Supplied data ::
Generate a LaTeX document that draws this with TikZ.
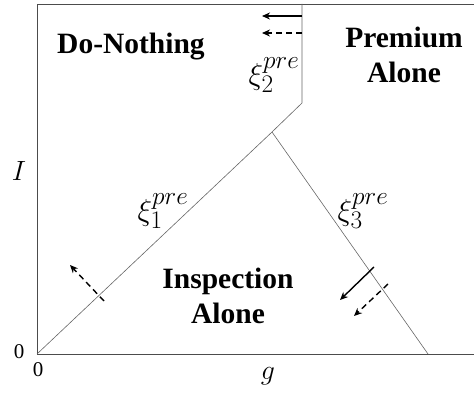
\documentclass[tikz,border=0pt]{standalone}
\usepackage{graphicx}
\usepackage{fontspec}
\setmainfont{Liberation Serif}
\usetikzlibrary{arrows.meta}
\newcommand{\curvelab}[1]{\scalebox{1.22}{$#1$}}
\newcommand{\axislab}[1]{\scalebox{1.12}{$#1$}}

\begin{document}
\begin{tikzpicture}[x=1pt, y=-1pt]
    \tikzset{region/.style={font=\fontsize{29.5}{35}\selectfont\bfseries, align=center},
             bound/.style={draw=black!60, line width=0.6pt},
             frame/.style={draw=black!70, line width=0.8pt},
             curlab/.style={font=\fontsize{24.88}{30}\selectfont},
             shiftarrow/.style={line width=1.4pt, -{Stealth[length=8pt,width=7pt]}},
             dasharrow/.style={shiftarrow, dash pattern=on 6pt off 4pt}}
    \useasboundingbox (0,0) rectangle (474,396);
    
    % Corners of the plane and region boundaries
    \coordinate (origin) at (37, 354);
    \coordinate (topleft) at (37, 4);
    \coordinate (topright) at (474, 4);
    \coordinate (botright) at (474, 354);
    \coordinate (top) at (302, 4);
    \coordinate (kink) at (302, 103);
    \coordinate (apex) at (272, 132);
    \coordinate (gend) at (428, 354);
    
    % Frame (axes)
    \draw[frame] (topright) -- (topleft) -- (origin) -- (botright);
    
    % Boundaries between regions
    \draw[bound] (origin) -- (apex);
    \draw[bound] (apex) -- (kink) -- (top);
    \draw[bound] (apex) -- (gend);
    
    % Shift arrows
    \coordinate (s1a) at (302, 16);
    \coordinate (s1b) at (262, 16);
    \coordinate (s2a) at (302, 33);
    \coordinate (s2b) at (262, 33);
    \coordinate (s3a) at (104, 301);
    \coordinate (s3b) at (70, 265);
    \coordinate (s4a) at (374, 267);
    \coordinate (s4b) at (340, 300);
    \coordinate (s5a) at (388, 284);
    \coordinate (s5b) at (354, 316);
    \draw[shiftarrow] (s1a) -- (s1b);
    \draw[dasharrow] (s2a) -- (s2b);
    \draw[dasharrow] (s3a) -- (s3b);
    \draw[shiftarrow] (s4a) -- (s4b);
    \draw[dasharrow] (s5a) -- (s5b);
    
    % Region names
    \node[region] (donothing) at (131, 47) {Do-Nothing};
    \node[region] (premium) at (404, 55) {Premium\\Alone};
    \node[region] (inspection) at (228, 296) {Inspection\\Alone};
    
    % Boundary labels
    \node[curlab] (xi2) at (274, 75) {\curvelab{\xi_2^{pre}}};
    \node[curlab] (xi1) at (163, 211) {\curvelab{\xi_1^{pre}}};
    \node[curlab] (xi3) at (363, 211) {\curvelab{\xi_3^{pre}}};
    
    % Axis labels
    \node[curlab] (ilab) at (19, 171) {\axislab{I}};
    \node[curlab] (glab) at (268, 376) {\axislab{g}};
    \node[font=\fontsize{21}{24}\selectfont] (zeroy) at (19, 352) {0};
    \node[font=\fontsize{21}{24}\selectfont] (zerox) at (38, 370) {0};
    
\end{tikzpicture}
\end{document}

Short task :: Starting at the first line of the material, output exactly the lines up to and including the one with "(0,0) rectangle (474,396);". Do not include the pictures.

Answer to the problem ::
Generate a LaTeX document that draws this with TikZ.
\documentclass[tikz,border=0pt]{standalone}
\usepackage{graphicx}
\usepackage{fontspec}
\setmainfont{Liberation Serif}
\usetikzlibrary{arrows.meta}
\newcommand{\curvelab}[1]{\scalebox{1.22}{$#1$}}
\newcommand{\axislab}[1]{\scalebox{1.12}{$#1$}}

\begin{document}
\begin{tikzpicture}[x=1pt, y=-1pt]
    \tikzset{region/.style={font=\fontsize{29.5}{35}\selectfont\bfseries, align=center},
             bound/.style={draw=black!60, line width=0.6pt},
             frame/.style={draw=black!70, line width=0.8pt},
             curlab/.style={font=\fontsize{24.88}{30}\selectfont},
             shiftarrow/.style={line width=1.4pt, -{Stealth[length=8pt,width=7pt]}},
             dasharrow/.style={shiftarrow, dash pattern=on 6pt off 4pt}}
    \useasboundingbox (0,0) rectangle (474,396);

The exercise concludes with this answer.